━━ GIVEN INFORMATION
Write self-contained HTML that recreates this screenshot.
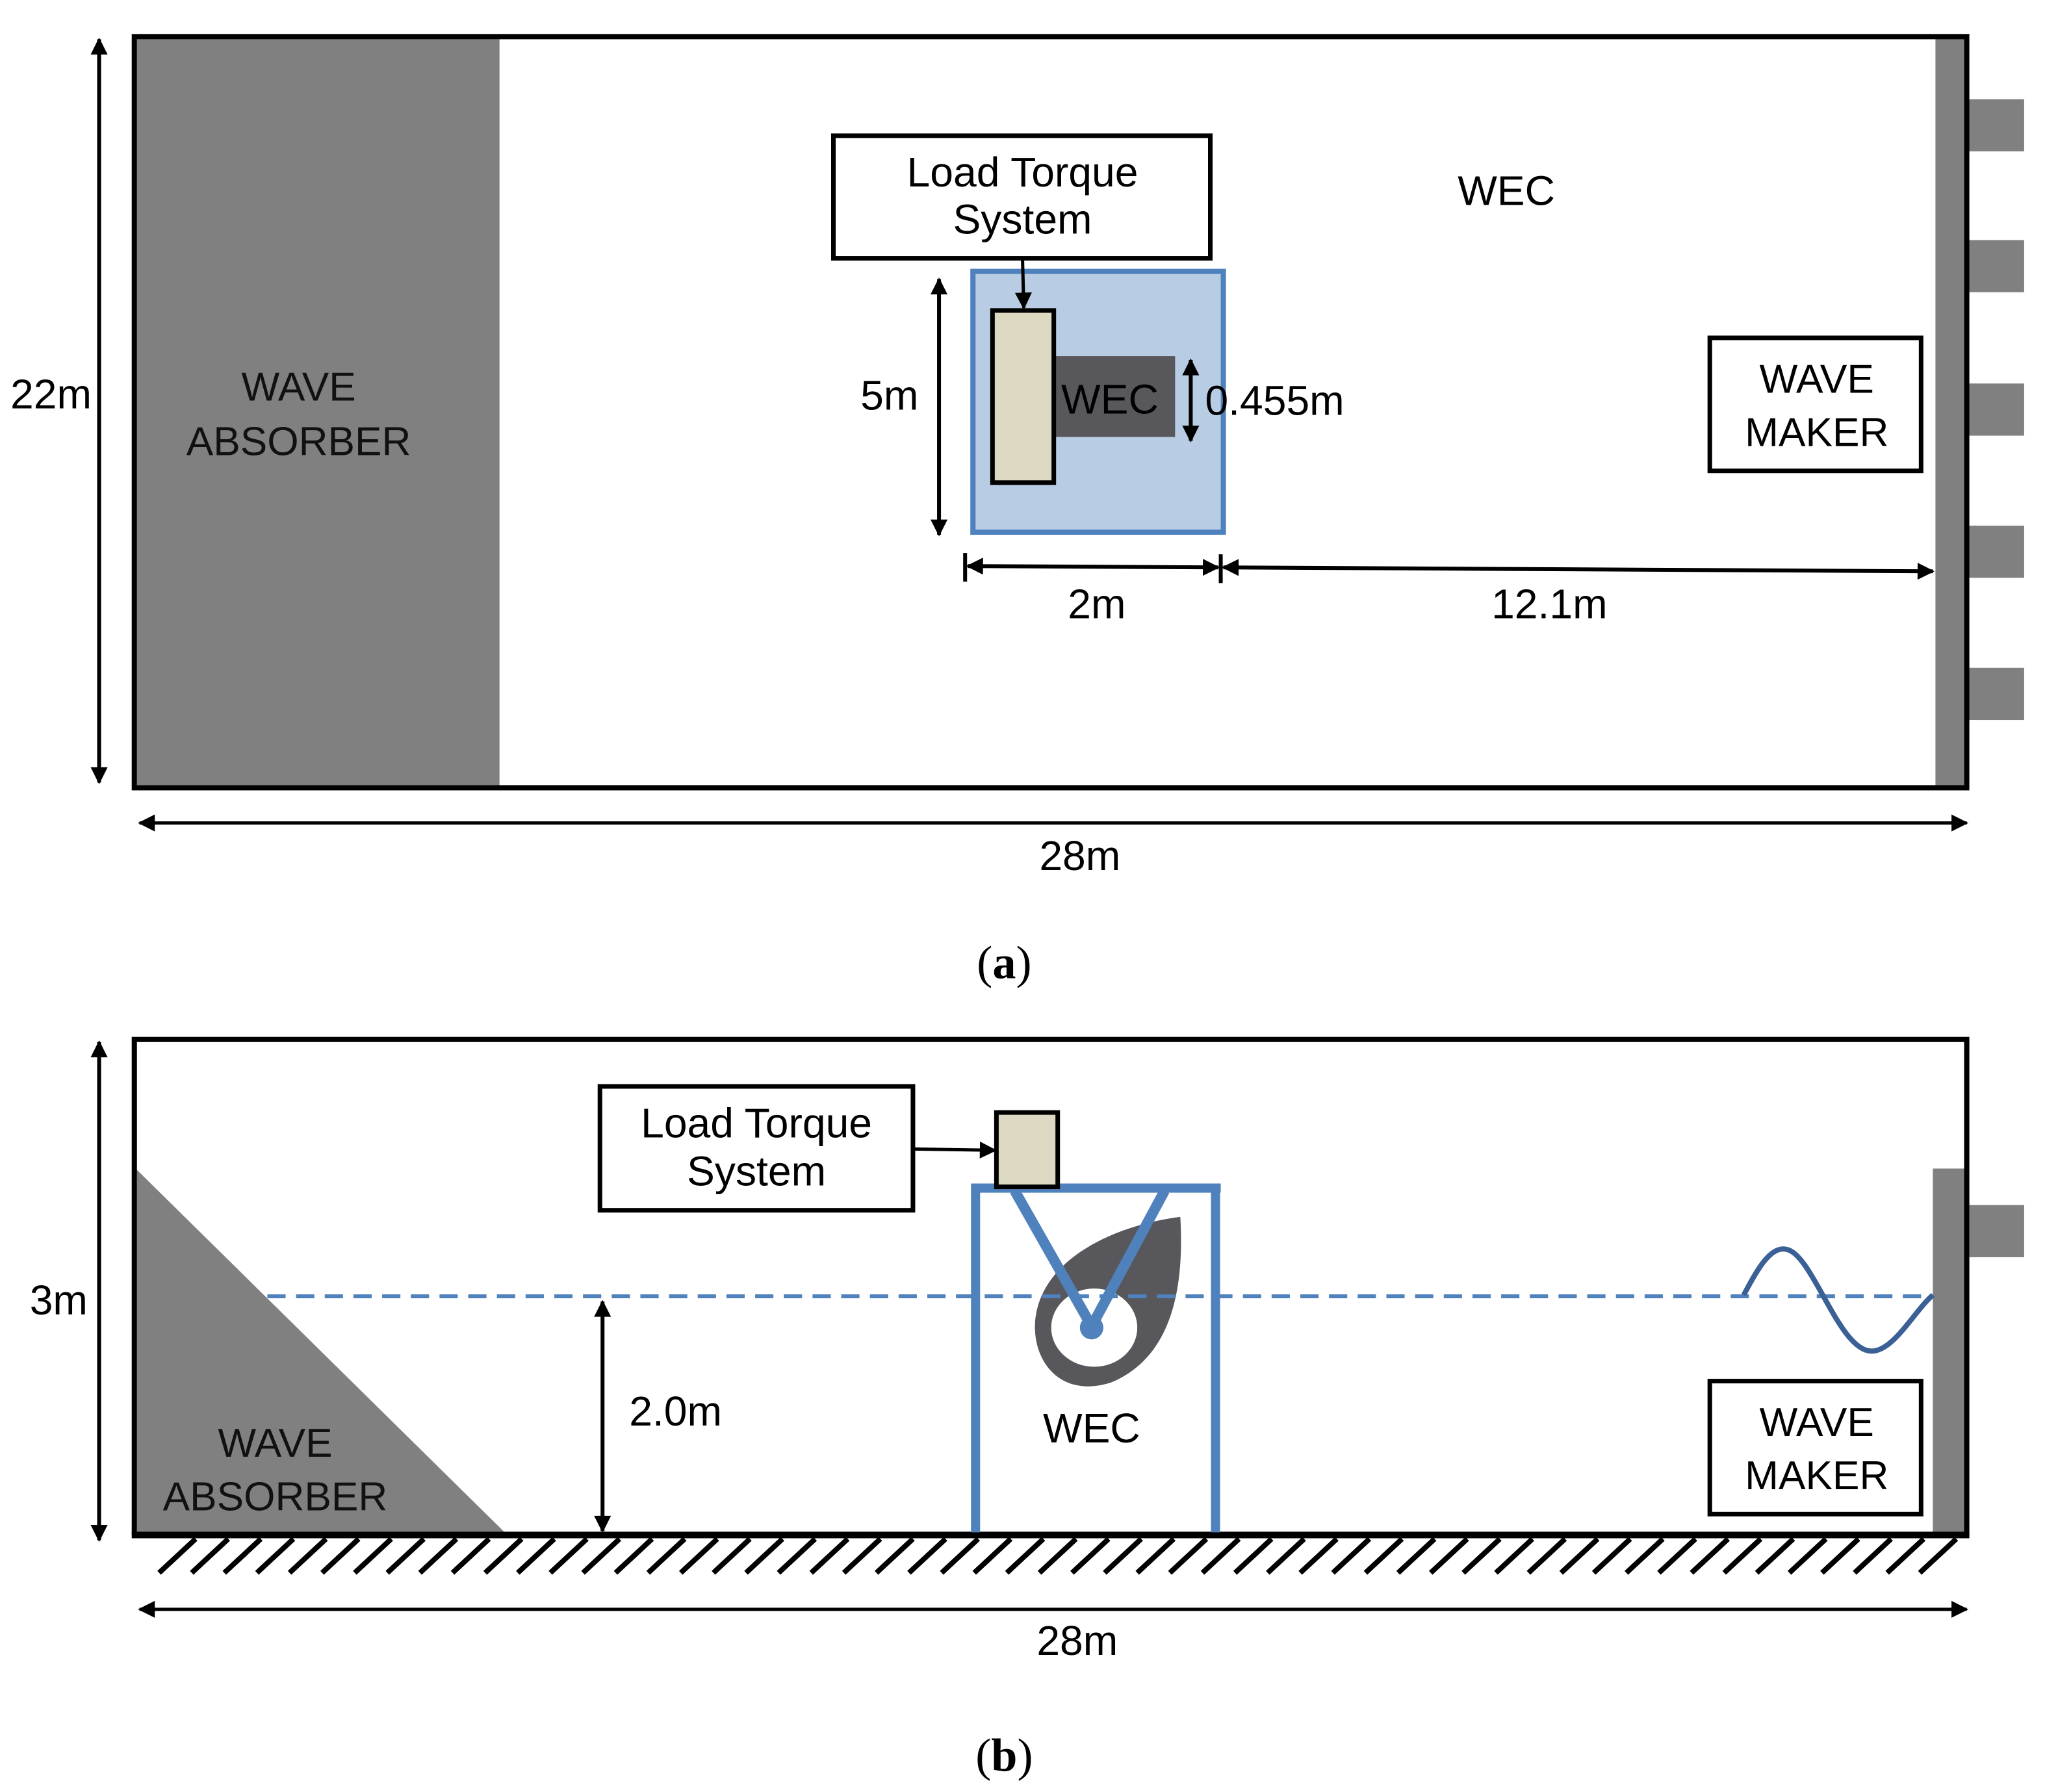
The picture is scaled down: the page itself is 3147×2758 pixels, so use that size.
<!DOCTYPE html>
<html><head><meta charset="utf-8"><style>html,body{margin:0;padding:0;background:#fff}svg{display:block}</style></head>
<body>
<svg width="3147" height="2758" viewBox="0 0 1568 1374" xmlns="http://www.w3.org/2000/svg" font-family="Liberation Sans, DejaVu Sans, sans-serif">
<defs>
<marker id="ah" viewBox="0 0 10 10" refX="9" refY="5" markerWidth="16" markerHeight="13" markerUnits="userSpaceOnUse" orient="auto-start-reverse"><path d="M0,0 L10,5 L0,10 z" fill="#000"/></marker>
</defs>
<rect width="1568" height="1374" fill="#fff"/>
<!-- ===== Panel a ===== -->
<rect x="105" y="30" width="278" height="572" fill="#808080"/>
<rect x="1484" y="28" width="22" height="576" fill="#808080"/>
<g fill="#808080">
<rect x="1508" y="76" width="44" height="40"/><rect x="1508" y="184" width="44" height="40"/>
<rect x="1508" y="294" width="44" height="40"/><rect x="1508" y="403" width="44" height="40"/>
<rect x="1508" y="512" width="44" height="40"/></g>
<rect x="103" y="28" width="1405" height="576" fill="none" stroke="#000" stroke-width="4"/>
<line x1="76" y1="30" x2="76" y2="600" stroke="#000" stroke-width="3" marker-start="url(#ah)" marker-end="url(#ah)"/>
<text x="8" y="313" font-size="32">22m</text>
<g font-size="31" text-anchor="middle" fill="#111">
<text x="229" y="307">WAVE</text><text x="229" y="349">ABSORBER</text></g>
<rect x="639" y="104" width="289" height="94" fill="#fff" stroke="#000" stroke-width="3.5"/>
<g font-size="32" text-anchor="middle"><text x="784" y="143">Load Torque</text><text x="784" y="179">System</text>
<text x="1155" y="157">WEC</text></g>
<rect x="746" y="208" width="192" height="200" fill="#b8cce4" stroke="#4f81bd" stroke-width="4"/>
<rect x="808" y="273" width="93" height="62" fill="#58585c"/>
<rect x="761" y="238" width="47" height="132" fill="#ddd8c2" stroke="#000" stroke-width="3.5"/>
<text x="851" y="317" font-size="32" text-anchor="middle" fill="#000">WEC</text>
<line x1="784" y1="198" x2="785" y2="236" stroke="#000" stroke-width="2.5" marker-end="url(#ah)"/>
<line x1="913" y1="276" x2="913" y2="338" stroke="#000" stroke-width="3" marker-start="url(#ah)" marker-end="url(#ah)"/>
<text x="924" y="318" font-size="32">0.455m</text>
<line x1="720" y1="214" x2="720" y2="410" stroke="#000" stroke-width="3" marker-start="url(#ah)" marker-end="url(#ah)"/>
<text x="682" y="314" font-size="32" text-anchor="middle">5m</text>
<line x1="740" y1="424" x2="740" y2="446" stroke="#000" stroke-width="3"/>
<line x1="936" y1="425" x2="936" y2="447" stroke="#000" stroke-width="3"/>
<line x1="742" y1="434" x2="934" y2="435" stroke="#000" stroke-width="3" marker-start="url(#ah)" marker-end="url(#ah)"/>
<line x1="938" y1="435" x2="1482" y2="438" stroke="#000" stroke-width="3" marker-start="url(#ah)" marker-end="url(#ah)"/>
<g font-size="32" text-anchor="middle"><text x="841" y="474">2m</text><text x="1188" y="474">12.1m</text></g>
<rect x="1311" y="259" width="162" height="102" fill="#fff" stroke="#000" stroke-width="3.5"/>
<g font-size="31" text-anchor="middle"><text x="1393" y="301">WAVE</text><text x="1393" y="342">MAKER</text></g>
<line x1="107" y1="631" x2="1508" y2="631" stroke="#000" stroke-width="2.5" marker-start="url(#ah)" marker-end="url(#ah)"/>
<text x="828" y="667" font-size="32" text-anchor="middle">28m</text>
<text x="770" y="750" font-size="36" text-anchor="middle" font-family="Liberation Serif, serif">(<tspan font-weight="bold">a</tspan>)</text>
<!-- ===== Panel b ===== -->
<polygon points="105,897 105,1175 387,1175" fill="#808080"/>
<rect x="1482" y="896" width="26" height="279" fill="#808080"/>
<rect x="1510" y="924" width="42" height="40" fill="#808080"/>
<path d="M103,1177 L103,797 L1508,797 L1508,1177" fill="none" stroke="#000" stroke-width="4"/>
<line x1="101" y1="1177" x2="1510" y2="1177" stroke="#000" stroke-width="5"/>
<g stroke="#000" stroke-width="4">
<path d="M150,1180 l-28,26 M175,1180 l-28,26 M200,1180 l-28,26 M225,1180 l-28,26 M250,1180 l-28,26 M275,1180 l-28,26 M300,1180 l-28,26 M325,1180 l-28,26 M350,1180 l-28,26 M375,1180 l-28,26 M400,1180 l-28,26 M425,1180 l-28,26 M450,1180 l-28,26 M475,1180 l-28,26 M500,1180 l-28,26 M525,1180 l-28,26 M550,1180 l-28,26 M575,1180 l-28,26 M600,1180 l-28,26 M625,1180 l-28,26 M650,1180 l-28,26 M675,1180 l-28,26 M700,1180 l-28,26 M725,1180 l-28,26 M750,1180 l-28,26 M775,1180 l-28,26 M800,1180 l-28,26 M825,1180 l-28,26 M850,1180 l-28,26 M875,1180 l-28,26 M900,1180 l-28,26 M925,1180 l-28,26 M950,1180 l-28,26 M975,1180 l-28,26 M1000,1180 l-28,26 M1025,1180 l-28,26 M1050,1180 l-28,26 M1075,1180 l-28,26 M1100,1180 l-28,26 M1125,1180 l-28,26 M1150,1180 l-28,26 M1175,1180 l-28,26 M1200,1180 l-28,26 M1225,1180 l-28,26 M1250,1180 l-28,26 M1275,1180 l-28,26 M1300,1180 l-28,26 M1325,1180 l-28,26 M1350,1180 l-28,26 M1375,1180 l-28,26 M1400,1180 l-28,26 M1425,1180 l-28,26 M1450,1180 l-28,26 M1475,1180 l-28,26 M1500,1180 l-28,26"/></g>
<g font-size="31" text-anchor="middle" fill="#111"><text x="211" y="1117">WAVE</text><text x="211" y="1158">ABSORBER</text></g>
<line x1="76" y1="799" x2="76" y2="1181" stroke="#000" stroke-width="3" marker-start="url(#ah)" marker-end="url(#ah)"/>
<text x="45" y="1008" font-size="32" text-anchor="middle">3m</text>
<rect x="460" y="833" width="240" height="95" fill="#fff" stroke="#000" stroke-width="3.5"/>
<g font-size="32" text-anchor="middle"><text x="580" y="872">Load Torque</text><text x="580" y="909">System</text></g>
<line x1="700" y1="881" x2="763" y2="882" stroke="#000" stroke-width="2.5" marker-end="url(#ah)"/>
<!-- leaf -->
<path d="M905,933 C908,985 900,1040 852,1060 C812,1073 790,1042 794,1010 C800,966 852,940 905,933 Z" fill="#58585c"/>
<ellipse cx="839" cy="1018" rx="33" ry="30" fill="#fff"/>
<line x1="205" y1="994" x2="1482" y2="994" stroke="#4f81bd" stroke-width="3" stroke-dasharray="14 8"/>
<path d="M748,1175 L748,911 L936,911 M932,911 L932,1175" fill="none" stroke="#4f81bd" stroke-width="7"/>
<polyline points="778,913 837,1017 893,913" fill="none" stroke="#4f81bd" stroke-width="8"/>
<circle cx="837" cy="1018" r="9" fill="#4f81bd"/>
<rect x="764" y="853" width="47" height="57" fill="#ddd8c2" stroke="#000" stroke-width="3.5"/>
<text x="837" y="1106" font-size="32" text-anchor="middle">WEC</text>
<line x1="462" y1="998" x2="462" y2="1174" stroke="#000" stroke-width="3" marker-start="url(#ah)" marker-end="url(#ah)"/>
<text x="518" y="1093" font-size="32" text-anchor="middle">2.0m</text>
<path d="M1337,993 C1348,972 1358,955 1370,958 C1390,962 1410,1036 1435,1036 C1452,1036 1468,1005 1482,993" fill="none" stroke="#3a6096" stroke-width="4"/>
<rect x="1311" y="1059" width="162" height="102" fill="#fff" stroke="#000" stroke-width="3.5"/>
<g font-size="31" text-anchor="middle"><text x="1393" y="1101">WAVE</text><text x="1393" y="1142">MAKER</text></g>
<line x1="107" y1="1234" x2="1508" y2="1234" stroke="#000" stroke-width="2.5" marker-start="url(#ah)" marker-end="url(#ah)"/>
<text x="826" y="1269" font-size="32" text-anchor="middle">28m</text>
<text x="770" y="1358" font-size="36" text-anchor="middle" font-family="Liberation Serif, serif">(<tspan font-weight="bold">b</tspan>)</text>
</svg>
</body></html>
━━━━
Pick out the lines containing the string "that".

Write self-contained HTML that recreates this screenshot.
The picture is scaled down: the page itself is 3147×2758 pixels, so use that size.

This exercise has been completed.